In the 4-hydroxy-3-nitrophenyl acetyl (NP) contact sensitivity system, the activity of third-order suppressor cells and their factors is restricted by H-2(I-J) and Igh linked genes. The present report analyzes the specificity of NP-specific Ts3 cells and factors derived from H-2 and Igh heterozygous (B6 X C3H)F1 mice. Two approaches were used. First, heterogeneous populations of F1 Ts3 cells were activated in vitro and then assayed in Ts3-depleted recipients which carried different combinations of H-2 and Igh alleles. The second approach was to hybridize the Ts3 cells and analyze the specificity of the F1-derived TsF3. The combined data demonstrated four functionally distinct populations of Ts3 cells. The activity of each population was restricted by a particular combination of H-2 and Igh haplotypes. Thus, Ts3 cells derived from F1 donors can demonstrate an apparent scrambling of H-2 and Igh restriction specificities. There was functional allelic exclusion of the H-2(I-J) and Igh determinants expressed on (B6 X C3H)F1 hybridoma-derived TsF3. Thus, TsF3 from each cloned hybridoma line expressed only one set of I-J and Igh determinants.

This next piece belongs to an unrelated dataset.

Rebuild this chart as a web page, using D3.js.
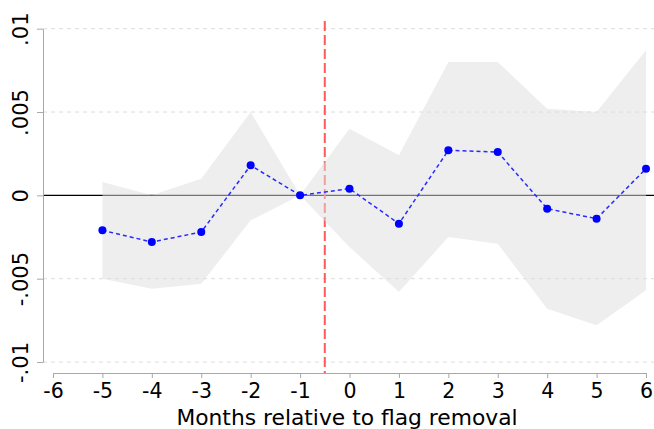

Furthermore, there was a complete correlation between the I-J and Igh linked determinants expressed on TsF3 and the restriction specificity. In view of the recent findings on the molecular biology of the I-J region, an alternative interpretation of the role of I-J determinants on suppressor cells and factors is offered.

An antigen-specific signal is required for the activation of second-order suppressor T cells in the regulation of delayed-type hypersensitivity to 2,4,6-trinitrobenzene sulfonic acid

Suppressor T cells (Ts-1) induced with trinitrophenyl (TNP)-conjugated syngeneic spleen cells (TNP-SC) can be enriched on antigen-coated plates and are afferent suppressors. In addition, these suppressor cells produced soluble suppressor factors (TsF) that were active in vivo. Therefore, the Ts-1 cells in the TNP system are very similar to the Ts-1 cells in other systems we have studied earlier. Further characterization of these TsF-1 revealed that TsF-1 obtained from TNP-SC-induced Ts-1 is major histocompatibility complex restricted in its activity. Injection of TNP-specific TsF-1 into naive mice did not induce Ts-2 unless additional corresponding antigen was provided. Moreover, the Ts-2 cells induced by administration of both TsF-1 and trinitrobenzene sulfonic acid were antigen specific rather than antiidiotypic.

Analysis of T cell hybridomas. III. Distinctions between two types of hapten-specific suppressor factors that affect plaque-forming cell responses

The ability of two cloned T cell hybridomas and their products to specifically suppress the in vitro plaque-forming cell (PFC) response to the 4-hydroxy-3-nitrophenyl acetyl hapten (NP) was studied. Supernatant from one hybridoma (TS1) was shown to suppress in the induction but not the effector phase of the immune response. Supernatant from the TS1 hybridoma was capable of inducing second-order (TS2) effector-phase suppressor cells in vitro but did not suppress the response of anti-I-J plus C-treated responder cells. In contrast, supernatant from a second hybridoma (TS3) was capable of suppressing PFC responses when added either in the induction or the effector phase of the response. TS3 supernatant was unable to induce effector-phase suppressor cells but was capable of suppressing the response of anti-I-J plus C-treated responder cells. In addition, specific suppressor factors isolated from supernatants of the TS1 and TS3 hybridomas were shown to bind to NP, bear NPb idiotypic and I-J-encoded but not immunoglobulin-constant region determinants. The factor secreted by the TS3 hybridoma appears to act directly on B cell targets. Mild reduction of this factor results in two separable moieties, only one of which binds NP. Reconstitution experiments suggest that both chains are required for function. The collective data indicate that these hybridomas represent cells from first- and third-order suppressor T cell populations described previously in contact sensitivity and in vitro PFC systems. The implications of the ability of these hybridoma products to affect both T and B cell-mediated immune responses are discussed.